As for UBC’s response, it seems like the administration’s energy will be focused on creating a better system for the future, rather than tracking down services like Eyeout.
“It’s through our investigation [of system performance issues] that we learned about what is occurring and speaking with a group of students that really cooperated with us in terms of understanding what is occurring,” said Ross.
“One of the steps that we’re taking to ensure an equal playing field for students and to ensure that the system can continue [is] that we don’t have any outages and issues in terms of allowing students to be able to register when they need to register and keeping the system stable.”

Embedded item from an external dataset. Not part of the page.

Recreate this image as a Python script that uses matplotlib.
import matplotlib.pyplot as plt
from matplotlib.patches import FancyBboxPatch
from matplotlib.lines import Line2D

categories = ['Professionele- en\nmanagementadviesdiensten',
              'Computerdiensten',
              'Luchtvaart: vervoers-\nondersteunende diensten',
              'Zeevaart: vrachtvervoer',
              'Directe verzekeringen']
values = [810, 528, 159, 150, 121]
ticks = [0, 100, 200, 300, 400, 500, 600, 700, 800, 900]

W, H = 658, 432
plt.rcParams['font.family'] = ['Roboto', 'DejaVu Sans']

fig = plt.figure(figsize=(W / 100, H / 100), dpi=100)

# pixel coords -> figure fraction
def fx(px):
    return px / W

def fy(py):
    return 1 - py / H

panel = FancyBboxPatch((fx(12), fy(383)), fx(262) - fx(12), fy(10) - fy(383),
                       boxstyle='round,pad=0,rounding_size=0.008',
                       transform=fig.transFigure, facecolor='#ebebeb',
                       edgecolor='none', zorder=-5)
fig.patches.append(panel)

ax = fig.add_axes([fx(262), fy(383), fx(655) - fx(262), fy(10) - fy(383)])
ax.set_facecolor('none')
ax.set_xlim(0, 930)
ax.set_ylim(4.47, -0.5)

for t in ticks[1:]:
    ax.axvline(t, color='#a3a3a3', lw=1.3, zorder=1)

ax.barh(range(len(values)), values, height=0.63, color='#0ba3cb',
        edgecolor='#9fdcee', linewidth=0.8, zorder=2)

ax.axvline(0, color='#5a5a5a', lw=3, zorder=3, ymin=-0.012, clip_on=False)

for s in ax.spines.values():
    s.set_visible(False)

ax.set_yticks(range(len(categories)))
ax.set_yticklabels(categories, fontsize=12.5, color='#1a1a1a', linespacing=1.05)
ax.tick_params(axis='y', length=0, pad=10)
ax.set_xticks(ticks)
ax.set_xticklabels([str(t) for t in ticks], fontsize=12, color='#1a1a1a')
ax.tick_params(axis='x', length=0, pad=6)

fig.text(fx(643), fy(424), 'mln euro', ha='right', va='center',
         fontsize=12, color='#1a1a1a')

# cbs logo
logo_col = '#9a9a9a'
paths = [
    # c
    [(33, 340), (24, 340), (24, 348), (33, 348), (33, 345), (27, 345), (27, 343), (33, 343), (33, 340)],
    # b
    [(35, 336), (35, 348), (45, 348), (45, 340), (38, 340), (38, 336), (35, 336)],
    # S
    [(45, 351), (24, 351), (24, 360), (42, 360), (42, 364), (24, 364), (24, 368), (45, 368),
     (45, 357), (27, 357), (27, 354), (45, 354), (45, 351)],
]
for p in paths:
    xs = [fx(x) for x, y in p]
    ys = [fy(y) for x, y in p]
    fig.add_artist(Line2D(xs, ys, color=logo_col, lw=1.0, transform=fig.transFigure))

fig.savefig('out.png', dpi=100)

The plan to re-haul the SSC stems from the Student Academic Systems Initiative (SASI) and is an ongoing project.
“We’re actually in the process of finalizing a decision to secure a new student system. This is actually the whole SSC, so everything from admissions through to graduation,” said Ross, noting that no decision had been reached regarding approaching Eyeout about its services. “Our hope is to have a system in the future [where] all of these issues would disappear because there would be a different method in terms of how we handle this to ensure that students have a level playing field.”
Since the new student centre won’t be ready for a few years, Ross encouraged students to continue to work within the limitations of the current SSC, while UBC puts its energy into achieving a new system that will address these kinds of issues.
In the meantime, someone’s got an Eyeout for you.